Soooo did I do something to anger the travel gods? I know I've complained about the inordinate amount screaming children that seem to follow me around as I wander this great earth, but really, this is just taking it too far. On my flight to New York this morning, which they almost didn't want to let me on because I had bought my ticket so far in advance that it had to be "revalidated", there was a little girl in front and to the right of me that, and I am not even exagerating here, screamed in that super annoying way of small children for the entire effing flight.
Her mother kept talking to her, note I said talking and not scolding or yelling back or smacking her like she should have been, but said little girl would not be quiet. So, plane and/or travel gods: please please please stop tormenting me! I would like to get to Ireland next week without wanting to kill someone!
In other news - New york is.... interesting.... flashy.... narcissitic..... touristy..... ethnic..... slightly sketchy..... and all around crazy. I am definitely a Boston girl, but New York has its own thing goin on, and I can appreciate the good parts of it all. Today Rebekah and Rebecca took me down to a restaurant on the river for lunch (photo: the Hudson river), very nice, and we walked along the river on the way back, so I didn't really get a dose of the nuttiness until we got off the subway right smack in the middle of Times Square later in the evening.
Oh my god I about had an epileptic seizure with all the flashy lights and tv screens and general in-your-face-ness. Pushed through it all to get down to where our theatre was, and found, of all things, an Irish Bar! And since we had time and needed some liquid refreshment before our show, of course we stopped in for a pint. They had Sam Adams Summer Ale, all time fave beer!! So of course after a summer completely without it, I have to take advantage of when the stuff is actually on tap!

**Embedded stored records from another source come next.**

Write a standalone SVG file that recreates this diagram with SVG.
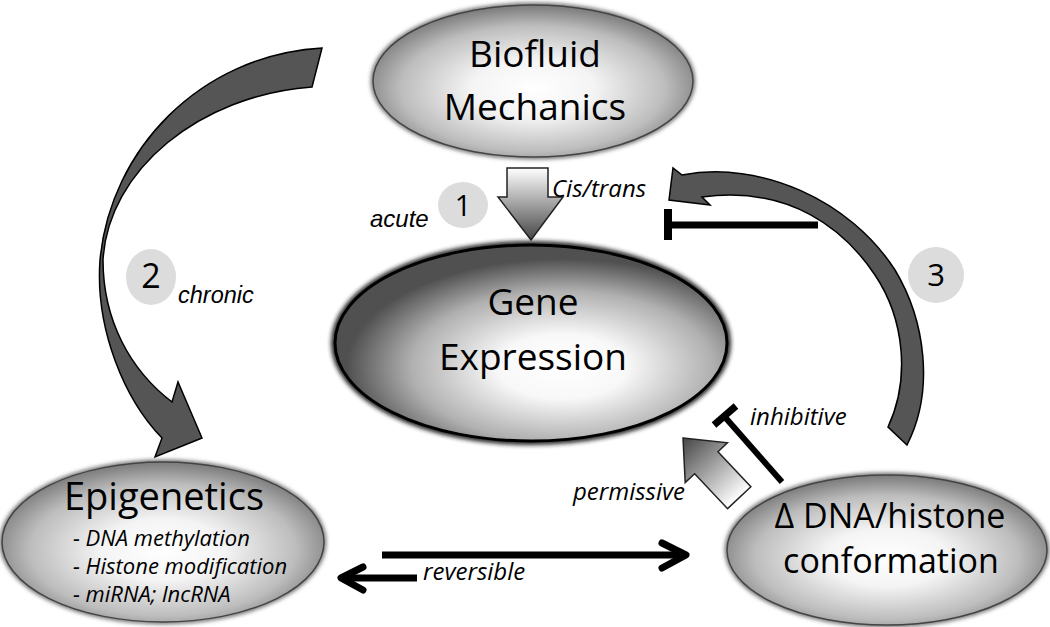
<svg xmlns="http://www.w3.org/2000/svg" width="1050" height="627" viewBox="0 0 1050 627">
<style>
.node{font-family:"Open Sans","Liberation Sans",sans-serif;fill:#000;text-anchor:middle}
.lab{font-family:"Open Sans","Liberation Sans",sans-serif;font-style:italic;fill:#000}
.lab2{font-family:"Liberation Sans",Arial,sans-serif;font-style:italic;fill:#000}
.num{font-family:"Open Sans","Liberation Sans",sans-serif;fill:#000;text-anchor:middle}
.badge{fill:#dcdcdc}
.curve{fill:#555;stroke:#000;stroke-width:1.5;stroke-linejoin:miter}
.line{stroke:#000;stroke-width:7;fill:none}
.chev{stroke:#000;stroke-width:7;fill:none;stroke-linecap:round;stroke-linejoin:round}
.halo{fill:none;filter:url(#blur)}
</style>
<defs>
<filter id="blur" x="-10%" y="-10%" width="120%" height="120%"><feGaussianBlur stdDeviation="2"/></filter>
<radialGradient id="gLight" cx="0.5" cy="0.55" r="0.55">
<stop offset="0" stop-color="#ffffff"/><stop offset="0.35" stop-color="#f4f4f4"/><stop offset="0.75" stop-color="#bdbdbd"/><stop offset="1" stop-color="#7a7a7a"/>
</radialGradient>
<radialGradient id="gDark" cx="0.58" cy="0.62" r="0.55">
<stop offset="0" stop-color="#ffffff"/><stop offset="0.3" stop-color="#f8f8f8"/><stop offset="0.7" stop-color="#b0b0b0"/><stop offset="1" stop-color="#505050"/>
</radialGradient>
<linearGradient id="gDown" x1="0" y1="0" x2="0" y2="1">
<stop offset="0" stop-color="#ffffff"/><stop offset="1" stop-color="#454545"/>
</linearGradient>
<linearGradient id="gUp" x1="0" y1="1" x2="0" y2="0">
<stop offset="0" stop-color="#ffffff"/><stop offset="1" stop-color="#454545"/>
</linearGradient>
</defs>

<g id="connectors">
<path class="curve" d="M322,48 C200,55 110,150 100,260 C95,330 125,400 162,438 L155,457 L202,438 L178,382 L172,402 C130,370 103,320 103,260 C108,170 200,95 312,87 Z"/>
<path class="curve" d="M682,175 C760,160 850,200 895,270 C925,320 935,390 907,445 L888,427 C910,380 905,320 875,275 C845,230 790,185 702,197 L710,205 L669,200 L673,168 Z"/>
<line class="line" x1="668" y1="225" x2="818" y2="225"/>
<line x1="668" y1="209" x2="668" y2="240" stroke="#000" stroke-width="8"/>
<path d="M507,168 L548,168 L548,197 L563,197 L531,240 L498,197 L507,197 Z" fill="url(#gDown)" stroke="#222" stroke-width="1.5"/>
<path transform="translate(683,438) rotate(-43.3)" d="M0,0 L29,34 L16,34 L16,82 L-16,82 L-16,34 L-29,34 Z" fill="url(#gUp)" stroke="#222" stroke-width="1.5"/>
<line x1="782" y1="482" x2="724" y2="416" stroke="#000" stroke-width="6"/>
<line x1="714" y1="425" x2="736" y2="406" stroke="#000" stroke-width="7"/>
<line class="line" x1="382" y1="555" x2="683" y2="555"/>
<polyline class="chev" points="662,543 686,555 662,568"/>
<line class="line" x1="417" y1="578" x2="344" y2="578"/>
<polyline class="chev" points="363,567 341,578 363,590"/>
</g>

<g id="badge1"><ellipse class="badge" cx="463" cy="205" rx="25" ry="23"/><text class="num" x="463" y="216" font-size="29">1</text></g>
<g id="badge2"><ellipse class="badge" cx="151" cy="277" rx="25" ry="28"/><text class="num" x="151" y="288" font-size="34">2</text></g>
<g id="badge3"><ellipse class="badge" cx="936" cy="275" rx="28" ry="28"/><text class="num" x="936" y="286" font-size="31">3</text></g>

<g id="biofluid">
<ellipse class="halo" cx="533" cy="81" rx="160" ry="76" stroke="#555" stroke-width="4"/>
<ellipse cx="533" cy="81" rx="160" ry="76" fill="url(#gLight)" stroke="#444" stroke-width="1.5"/>
<text class="node" x="535" y="67" font-size="37">Biofluid</text>
<text class="node" x="535" y="120" font-size="37">Mechanics</text>
</g>

<g id="gene">
<ellipse class="halo" cx="531" cy="343" rx="197" ry="99" stroke="#222" stroke-width="6"/>
<ellipse cx="531" cy="343" rx="196" ry="98" fill="url(#gDark)" stroke="#000" stroke-width="3"/>
<text class="node" x="533" y="315" font-size="37">Gene</text>
<text class="node" x="533" y="370" font-size="37">Expression</text>
</g>

<g id="epigenetics">
<ellipse class="halo" cx="163" cy="542" rx="161" ry="80" stroke="#555" stroke-width="4"/>
<ellipse cx="163" cy="542" rx="161" ry="80" fill="url(#gLight)" stroke="#444" stroke-width="1.5"/>
<text class="node" x="164" y="510" font-size="38">Epigenetics</text>
<text class="lab" x="73" y="546" font-size="22">- DNA methylation</text>
<text class="lab" x="73" y="574" font-size="22">- Histone modification</text>
<text class="lab" x="73" y="602" font-size="22">- miRNA; lncRNA</text>
</g>

<g id="dna">
<ellipse class="halo" cx="887" cy="550" rx="160" ry="75" stroke="#555" stroke-width="4"/>
<ellipse cx="887" cy="550" rx="160" ry="75" fill="url(#gLight)" stroke="#444" stroke-width="1.5"/>
<text class="node" x="890" y="528" font-size="34">Δ DNA/histone</text>
<text class="node" x="891" y="573" font-size="34">conformation</text>
</g>

<g id="labels">
<text class="lab2" x="370" y="227" font-size="24">acute</text>
<text class="lab" x="552" y="197" font-size="24">Cis/trans</text>
<text class="lab2" x="178" y="303" font-size="23.5">chronic</text>
<text class="lab" x="750" y="425" font-size="24">inhibitive</text>
<text class="lab" x="573" y="500" font-size="24">permissive</text>
<text class="lab" x="423" y="580" font-size="24">reversible</text>
</g>
</svg>
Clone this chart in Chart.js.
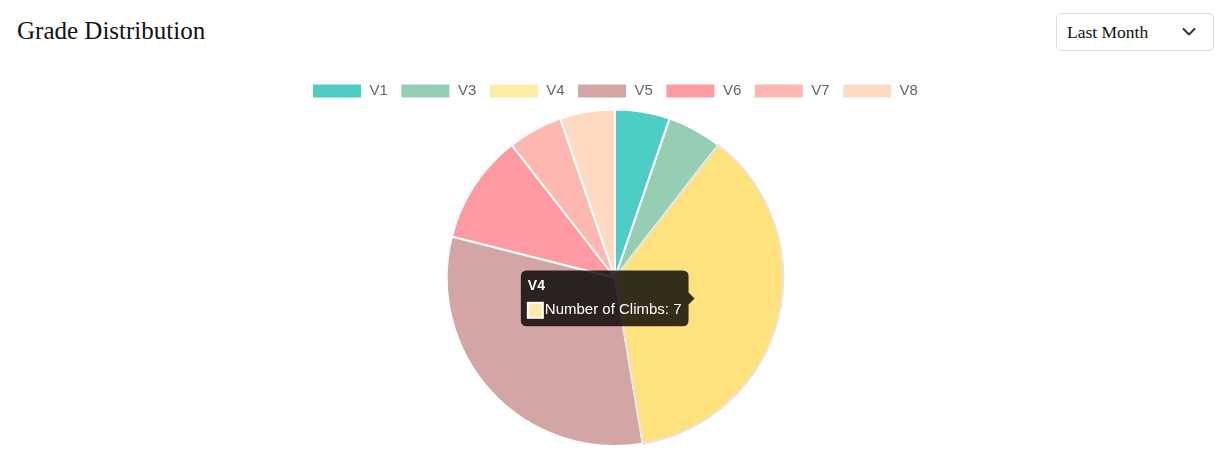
<!DOCTYPE html>
<html>
<head>
<meta charset="utf-8">
<script src="https://cdn.jsdelivr.net/npm/chart.js@4.4.0/dist/chart.umd.min.js"></script>
<style>
  html, body { margin: 0; padding: 0; background: #fff; width: 1230px; height: 459px; overflow: hidden; }
  #title { position: absolute; left: 17px; top: 15px; font-family: "Liberation Serif", "Times New Roman", serif; font-size: 25px; color: #111; margin: 0; font-weight: normal; line-height: 32px; }
  #range { position: absolute; left: 1056px; top: 13px; width: 158px; height: 38px; border: 1px solid #dcdde3; border-radius: 5px; box-sizing: border-box; font-family: "Liberation Serif", "Times New Roman", serif; font-size: 17.5px; color: #111; }
  #range span { position: absolute; left: 10px; top: 7px; line-height: 22px; }
  #range svg { position: absolute; left: 125px; top: 13px; }
  #wrap { position: absolute; left: 0; top: 71px; width: 1230px; height: 376px; }
</style>
</head>
<body>
<h2 id="title">Grade Distribution</h2>
<div id="range"><span>Last Month</span><svg width="14" height="10" viewBox="0 0 14 10"><path d="M1.5 2 L7 7.5 L12.5 2" fill="none" stroke="#333" stroke-width="2" stroke-linecap="round" stroke-linejoin="round"/></svg></div>
<div id="wrap"><canvas id="c"></canvas></div>
<script>
const grades = ["V1", "V3", "V4", "V5", "V6", "V7", "V8"];
const climbCounts = [1, 1, 7, 6, 2, 1, 1];
const sliceColors = ["#4ECDC4", "#96CEB4", "#FFEAA7", "#D4A5A5", "#FF9AA2", "#FFB7B2", "#FFDAC1"];
const seriesLabel = "Number of Climbs";

Chart.defaults.font.size = 15;
const chart = new Chart(document.getElementById('c'), {
  type: 'pie',
  data: {
    labels: grades,
    datasets: [{
      label: seriesLabel,
      data: climbCounts,
      backgroundColor: sliceColors
    }]
  },
  options: {
    responsive: true,
    maintainAspectRatio: false,
    animation: false,
    plugins: {
      legend: {
        position: 'top',
        labels: { boxWidth: 50, padding: 12.5, color: '#666', font: { size: 15 } }
      },
      tooltip: {
        padding: 7,
        caretSize: 6,
        cornerRadius: 6,
        titleFont: { size: 14, weight: 'bold' },
        bodyFont: { size: 15 },
        titleMarginBottom: 7
      }
    }
  }
});
const act = [{ datasetIndex: 0, index: 2 }];
chart.setActiveElements(act);
const el = chart.getDatasetMeta(0).data[2];
const pos = el.tooltipPosition();
chart.tooltip.setActiveElements(act, { x: pos.x, y: pos.y });
chart.update('none');
</script>
</body>
</html>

We went to see Avenue Q, which is basically Sesame Street (puppets and all) for adults. There was a song about the internet, in which a big furry monster kept jumping in and finishing the others' lines with "for porn". So a line would go something like "you can search with google...for porn!" only way funnier than that. And then there the puppets got it on, which was hilarious considering these puppets only had top halfs, no legs or anything below the waist, so just imagine that one for a sec. Now that you have that picture in your head, go buy yourself some tickets to this show, because it is that funny!